Fresh out of college last year, Lindsay Jones was eager to impress her new employer, an apparel retailer in the Northeast. After completing a day of orientation, she showed up right on time for her second day at work. There was just one problem. She had completely forgotten where her desk was. The receptionist had to draw her a map.
It's a typical newbie blunder. But Ms. Jones, now 23, couldn't commiserate with other new college grads. She was the only person her age in her office team. Most of the colleagues she worked with were at least four to six years older. That might not sound like a lot, but it can seem like a lifetime when it's the difference between no experience on the job, and some. "I was the new kid," Ms. Jones recalls. "I didn't really know anything."
Making the transition from college to the working world is always difficult. But it's even harder when you're the only rookie. At offices that hire scores of college grads every year, new employees go through training together, ask stupid questions together, and lament over their lowly status. But when you're the only college hire, all the normal insecurities about starting an adult life feel like they're uniquely yours -- because you can't see anyone else going through the same thing.
What's worse, if there's a big generation gap in the office, senior workers sometimes don't know what to make of a fresh college grad. The young person doesn't know the industry lingo and seems more like a kid than a co-worker. So the young grad not only feels like an alien, but sometimes gets treated like one, too.
"Every new employee feels like an idiot" at some point, says Brad Karsh, president of JobBound, a Chicago-based career-counseling service. "But if you're sitting there by yourself and everyone else is 30 years old and they've got the lay of the land, you're going to really start to doubt yourself."

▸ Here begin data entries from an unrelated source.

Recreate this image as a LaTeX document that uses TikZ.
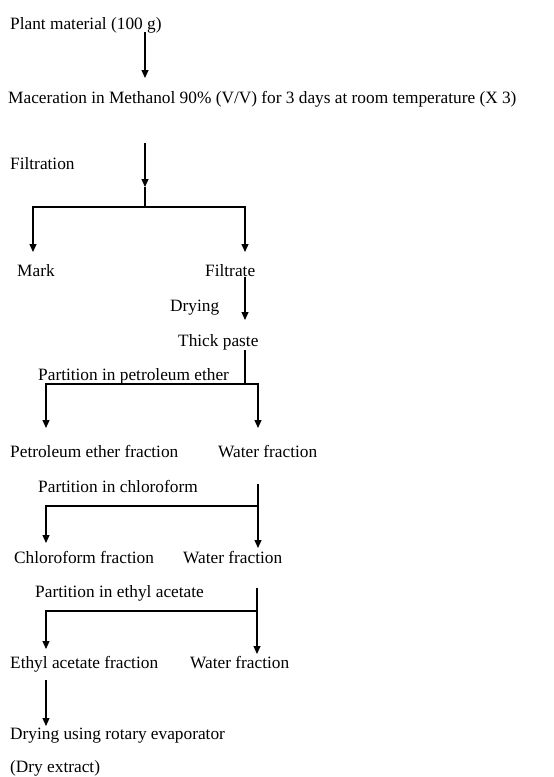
\documentclass[tikz,border=0pt]{standalone}
\usepackage{fontspec}
\setmainfont{Liberation Serif}
\usepackage{tikz}
\usetikzlibrary{positioning, arrows.meta, calc}

\tikzset{
  lbl/.style={anchor=base west, inner sep=0pt, font=\fontsize{17.3}{20}\selectfont},
  flow/.style={line width=1.1pt, -{Triangle[length=8pt,width=7pt]}},
  link/.style={line width=1.1pt}
}

\begin{document}
\begin{tikzpicture}[x=1pt, y=-1pt]
\useasboundingbox (0,0) rectangle (554,777);
% steps
\node[lbl](plant) at (10,29){Plant material (100 g)};
\node[lbl](macer) at (8,103){Maceration in Methanol 90\% (V/V) for 3 days at room temperature (X 3)};
\node[lbl](filtr) at (10,169){Filtration};
\node[lbl](mark) at (17,276){Mark};
\node[lbl](filtrate) at (205,276){Filtrate};
\node[lbl](drying) at (170,311){Drying};
\node[lbl](paste) at (178,346){Thick paste};
\node[lbl](petpart) at (38,380){Partition in petroleum ether};
\node[lbl](petfrac) at (10,457){Petroleum ether fraction};
\node[lbl](water1) at (218,457){Water fraction};
\node[lbl](chlpart) at (38,492){Partition in chloroform};
\node[lbl](chlfrac) at (14,563){Chloroform fraction};
\node[lbl](water2) at (183,563){Water fraction};
\node[lbl](ethpart) at (35,597){Partition in ethyl acetate};
\node[lbl](ethfrac) at (10,668){Ethyl acetate fraction};
\node[lbl](water3) at (190,668){Water fraction};
\node[lbl](rotary) at (10,739){Drying using rotary evaporator};
\node[lbl](dry) at (10,772){(Dry extract)};
% junction points
\coordinate (a1) at (145,32);
\coordinate (a2) at (145,78);
\coordinate (f1) at (145,143);
\coordinate (f2) at (145,187);
\coordinate (fsplit) at (145,207);
\coordinate (markin) at (33,252);
\coordinate (filtin) at (245,252);
\coordinate (d1) at (245,277);
\coordinate (d2) at (245,320);
\coordinate (p1) at (245,350);
\coordinate (psplit) at (245,384);
\coordinate (petin) at (46,428);
\coordinate (w1in) at (258,428);
\coordinate (c1) at (258,484);
\coordinate (csplit) at (258,506);
\coordinate (chlin) at (46,543);
\coordinate (w2in) at (258,548);
\coordinate (e1) at (257,588);
\coordinate (esplit) at (257,611);
\coordinate (ethin) at (46,649);
\coordinate (w3in) at (257,654);
\coordinate (r1) at (46,680);
\coordinate (rotin) at (46,726);
% connectors
\draw[flow] (a1) -- (a2);
\draw[flow] (f1) -- (f2);
\draw[link] (f2) -- (fsplit);
\draw[flow] (fsplit) -| (markin);
\draw[flow] (fsplit) -| (filtin);
\draw[flow] (d1) -- (d2);
\draw[link] (p1) -- (psplit);
\draw[flow] (psplit) -| (petin);
\draw[flow] (psplit) -| (w1in);
\draw[flow] (c1) -- (w2in);
\draw[flow] (csplit) -| (chlin);
\draw[flow] (e1) -- (w3in);
\draw[flow] (esplit) -| (ethin);
\draw[flow] (r1) -- (rotin);
\end{tikzpicture}
\end{document}
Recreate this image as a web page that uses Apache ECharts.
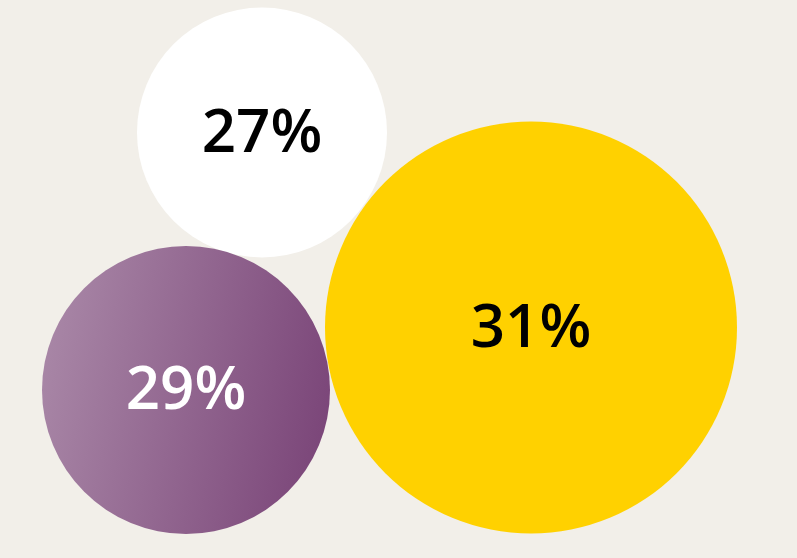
<!DOCTYPE html>
<html><head><meta charset="utf-8">
<style>html,body{margin:0;padding:0;background:#f2efe9;}#c{width:797px;height:558px;}</style>
<script src="https://cdn.jsdelivr.net/npm/echarts@6/dist/echarts.min.js"></script>
</head><body><div id="c"></div>
<script>
const labels = ['27%', '29%', '31%'];
const values = [27, 29, 31];
const centerX = [262, 186, 531];
const centerY = [132.5, 390, 327.5];
const diameters = [250, 288, 412];
const fills = [
  '#ffffff',
  new echarts.graphic.LinearGradient(0, 0.4, 1, 0.6, [{offset: 0, color: '#a886a6'}, {offset: 1, color: '#7b4679'}]),
  '#ffd100'
];
const textColors = ['#000000', '#ffffff', '#000000'];

const chart = echarts.init(document.getElementById('c'));
chart.setOption({
  backgroundColor: '#f2efe9',
  animation: false,
  grid: {left: 0, right: 0, top: 0, bottom: 0},
  xAxis: {type: 'value', min: 0, max: 797, show: false},
  yAxis: {type: 'value', min: 0, max: 558, inverse: true, show: false},
  series: [{
    type: 'scatter',
    symbol: 'circle',
    data: labels.map((l, i) => ({
      value: [centerX[i], centerY[i], values[i]],
      name: l,
      symbolSize: diameters[i],
      itemStyle: {color: fills[i], opacity: 1},
      label: {color: textColors[i]}
    })),
    label: {
      show: true,
      position: 'inside',
      offset: [0, 2],
      formatter: p => p.name,
      fontFamily: 'Open Sans',
      fontWeight: 600,
      fontSize: 60
    },
    emphasis: {disabled: true}
  }]
});
</script></body></html>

If you're lucky, you'll have a compassionate boss who will offer reassurance and be patient with basic questions. But your boss can't be your therapist when you're drowning in self-doubt. And even the most patient boss doesn't have time to answer all your tiny questions all the time.
So young workers who have succeeded in this environment have learned to be their own mental cheerleader, figured out who can help them and suppressed their embarrassment about being so ignorant. "If you feel like you're isolated and you feel like you're the only one, you have to do something to overcome it," Ms. Jones says. "If you go in thinking, 'Oh my gosh, I'm the youngest person here, I don't know what I'm doing,' -- if you go in feeling overwhelmed -- you're not going to get anything accomplished."
Ms. Jones found a mentor. Not a formal one, just someone who was a little bit older and wouldn't be irritated by frequent, basic questions. Ms. Jones found her by chatting with colleagues about personal interests. She hit it off with one woman who was about seven years older and had a lot in common with her. Both were athletic. Ms. Jones was a competitive swimmer at Babson College; the older colleague enjoyed swimming, running and marathons. They were both avid travelers, too. The woman had the same job as Ms. Jones, but had worked at the company longer.
Ms. Jones peppered her with questions: What to wear? What kind of insurance plan was best? Who was in a good mood that day, and who wasn't? The woman also taught Ms. Jones how to anticipate project deadlines. Experienced workers had learned that certain reports would likely be due at the same time every year. But the boss might not assign those projects very far in advance. So when Ms. Jones got a head's up from her mentor to start working on a project that would likely be assigned in a week, she helped Ms. Jones better manage her workload.
Ms. Jones also vented to friends her age outside work. That enabled her to realize she wasn't the only one experiencing new-worker anxiety. "We'd all be like, 'Oh, we had such a terrible day,' " she recalls. "That was always a good stress reliever."
Kevin Passolt, a 22-year-old who is the youngest person on his account team at an ad agency in California, had to gain the confidence to contribute ideas. At first, he worried about whether to speak up in meetings. When he started hearing other people say things he had considered saying, he realized his ideas weren't crazy.
He also devised a strategy for getting his basic questions answered. Rather than go to his boss with everything, he started from the bottom up, asking more junior colleagues first. If they didn't know, he'd work his way up the ladder until he found someone who knew the answer. He also had to put aside any embarrassment about his ignorance. "It was just no shame -- I was constantly asking questions," he says. "I knew there was just no way that I could have known, so I just asked."